St Anne’s College, Oxford

The conclusion from working on my second chapter is that I have read too much general background material and not enough on my case studies. I am fairly well covered on POPs, since I have done research on them before. Naturally, adding a few more sources would be nice, though there are not really a great many out there. I am also quite well covered on current events relating to climate change, because there has been such a raft of coverage and discussion. While my intention has never been to write a blow-by-blow account of either (how could I possibly do so in 30,000 words?), it is certainly necessary to have a comprehensive understanding of the history, before any important and valid analysis can be done.

As such, I need to fill in my knowledge on recent developments pertaining to POPs, which should not be hugely difficult. Then, I need to shore up my section on the early history of the climate change debate. Aside from the mandatory OUSSG dinner and talk tonight, I suspect this will fill the next 32 hours. Naturally, I am interpreting my promise to Dr. Hurrell of having a second chapter dropped off at Nuffield by Wednesday as having that chapter dropped off, by my own hand, in time for him to read it on Thursday morning.
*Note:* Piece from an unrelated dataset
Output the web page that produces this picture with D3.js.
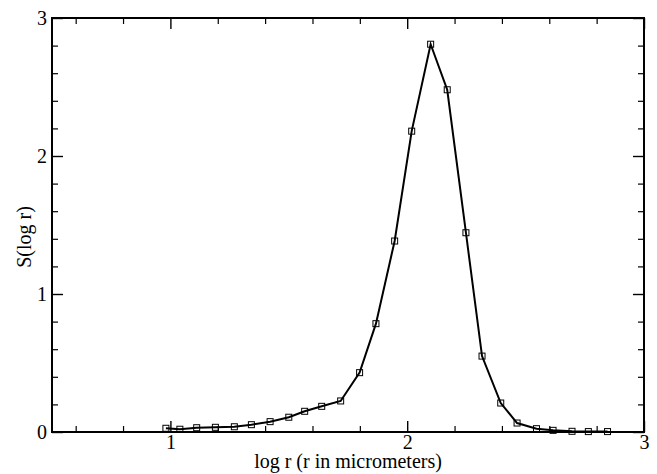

4 Responses to “Filling the gaps in chapter two”

  1. Anon Says:

    I’m glad to see that the mad dash for product completion is a shared approach at all places and levels of education.

  2. Anonymous Says:

    Belief and knowledge—a plea about language

    “For most people a belief is an article of faith, a hypothesis or a theory is not much different from a guess, and as for knowledge—well, that is not very different from a belief, except that most people are much more certain of what they believe than of what they know. Another usage of belief, as in “I believe he is coming at 5:00pm,” has no sense of faith—in fact, quite the contrary. It contains an implicit “but I’m not really sure.” When a person hears “scientists believe,” he or she may hear it as a statement of faith or a suggestion of uncertainty. Neither is what we intend.”

  3. a sibilant intake of breath » Blog Archive » A new library, precious sources Says:

    [...] stack of books on the history of climate change: just the sort I have been looking for, while despairing about the gap in my bibliography. Once I have finished Spencer Weart’s The Discovery of Global Warming, read John [...]

  4. Milan Says:

    I’m glad to see that the mad dash for product completion is a shared approach at all places and levels of education.

    But of course. One develops a kind of insane confidence in one’s ability to pull off something good, during the short space of time in which sheer desperation is at its most powerful.